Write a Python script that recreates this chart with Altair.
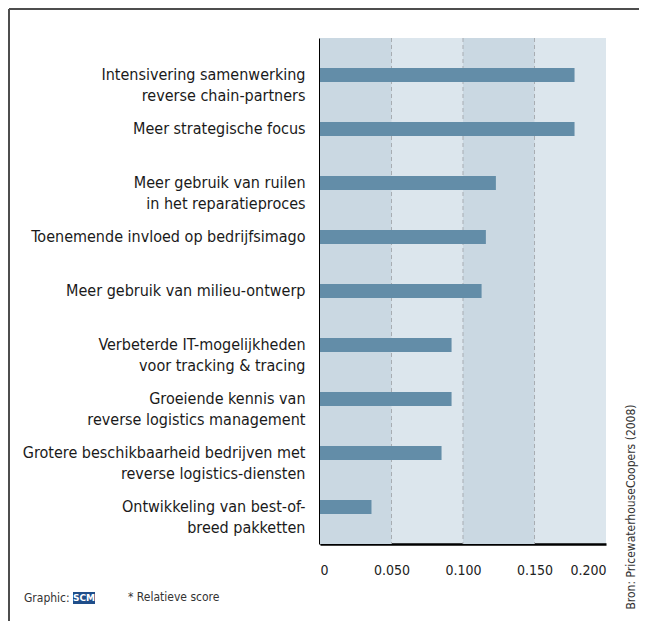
import altair as alt
import pandas as pd

categories = [
    "Intensivering samenwerking|reverse chain-partners",
    "Meer strategische focus",
    "Meer gebruik van ruilen|in het reparatieproces",
    "Toenemende invloed op bedrijfsimago",
    "Meer gebruik van milieu-ontwerp",
    "Verbeterde IT-mogelijkheden|voor tracking & tracing",
    "Groeiende kennis van|reverse logistics management",
    "Grotere beschikbaarheid bedrijven met|reverse logistics-diensten",
    "Ontwikkeling van best-of-|breed pakketten",
]
scores = [0.178, 0.178, 0.123, 0.116, 0.113, 0.092, 0.092, 0.085, 0.036]

band_starts = [0.0, 0.10]
band_ends = [0.05, 0.15]
grid_values = [0.05, 0.10, 0.15]
x_ticks = [0, 0.05, 0.10, 0.15, 0.20]

FONT = "'Liberation Sans Narrow', 'DejaVu Sans Condensed', 'DejaVu Sans', sans-serif"

df = pd.DataFrame({"cat": categories, "score": scores})
bands = pd.DataFrame({"x0": band_starts, "x1": band_ends})
grid = pd.DataFrame({"g": grid_values})

xscale = alt.Scale(domain=[0, 0.2], nice=False)
yscale = alt.Scale(paddingInner=0, paddingOuter=0.185)

band_layer = alt.Chart(bands).mark_rect(color="#cad8e2").encode(
    x=alt.X("x0:Q", scale=xscale),
    x2="x1:Q",
    y=alt.value(0),
    y2=alt.value(506),
)

grid_layer = alt.Chart(grid).mark_rule(
    color="#a8adb2", strokeDash=[4, 3], strokeWidth=1
).encode(
    x=alt.X("g:Q", scale=xscale),
    y=alt.value(0),
    y2=alt.value(506),
)

bars = alt.Chart(df).mark_bar(color="#638da8", size=14).encode(
    x=alt.X(
        "score:Q",
        scale=xscale,
        axis=alt.Axis(
            values=x_ticks,
            labelExpr="datum.value == 0 ? '0' : format(datum.value, '.3f')",
            title=None,
            grid=False,
            ticks=False,
            domainColor="#000000",
            domainWidth=2.5,
            labelFont=FONT,
            labelFontSize=14,
            labelColor="#222222",
            labelPadding=19,
        ),
    ),
    y=alt.Y(
        "cat:N",
        sort=None,
        scale=yscale,
        axis=alt.Axis(
            title=None,
            ticks=False,
            domainColor="#000000",
            domainWidth=3,
            labelExpr="split(datum.label, '|')",
            labelFont=FONT,
            labelFontSize=16,
            labelColor="#1a1a1a",
            labelLimit=400,
            labelPadding=15,
            labelLineHeight=21,
        ),
    ),
)

# Frame (top and left border of the white panel)
frame_top = alt.Chart(pd.DataFrame({"a": [0]})).mark_rule(
    color="#4d4d4d", strokeWidth=2
).encode(x=alt.value(-311), x2=alt.value(330), y=alt.value(-29))
frame_left = alt.Chart(pd.DataFrame({"a": [0]})).mark_rule(
    color="#4d4d4d", strokeWidth=2
).encode(x=alt.value(-311), y=alt.value(-29), y2=alt.value(600))

graphic_txt = alt.Chart(pd.DataFrame({"t": ["Graphic:"]})).mark_text(
    align="left", baseline="middle", font=FONT, fontSize=12, color="#333333"
).encode(text="t:N", x=alt.value(-296), y=alt.value(560))

logo_box = alt.Chart(pd.DataFrame({"a": [0]})).mark_rect(color="#1f4e8a").encode(
    x=alt.value(-247), x2=alt.value(-225), y=alt.value(554), y2=alt.value(566)
)
logo_txt = alt.Chart(pd.DataFrame({"t": ["SCM"]})).mark_text(
    align="center", baseline="middle", font="DejaVu Sans", fontSize=9,
    fontWeight="bold", color="#ffffff"
).encode(text="t:N", x=alt.value(-236), y=alt.value(560))

note_txt = alt.Chart(pd.DataFrame({"t": ["* Relatieve score"]})).mark_text(
    align="left", baseline="middle", font=FONT, fontSize=12, color="#333333"
).encode(text="t:N", x=alt.value(-192), y=alt.value(559))

source_txt = alt.Chart(pd.DataFrame({"t": ["Bron: PricewaterhouseCoopers (2008)"]})).mark_text(
    align="center", baseline="middle", font=FONT, fontSize=12, color="#333333",
    angle=270
).encode(text="t:N", x=alt.value(311), y=alt.value(469))

chart = alt.layer(
    band_layer, grid_layer, bars, frame_top, frame_left,
    graphic_txt, logo_box, logo_txt, note_txt, source_txt
).properties(
    width=286,
    height=506,
    padding={"left": 312, "top": 30, "right": 33, "bottom": 77},
    autosize=alt.AutoSizeParams(type="none"),
    background="#ffffff",
).configure_view(
    fill="#dce6ed", strokeWidth=0
)

chart.save("out.html", embed_options={"renderer": "svg", "actions": False})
────────
Starting at the top of the listing above, reproduce each line up to and including the one with "import pandas as pd"; omit the pictures.

Write a Python script that recreates this chart with Altair.
import altair as alt
import pandas as pd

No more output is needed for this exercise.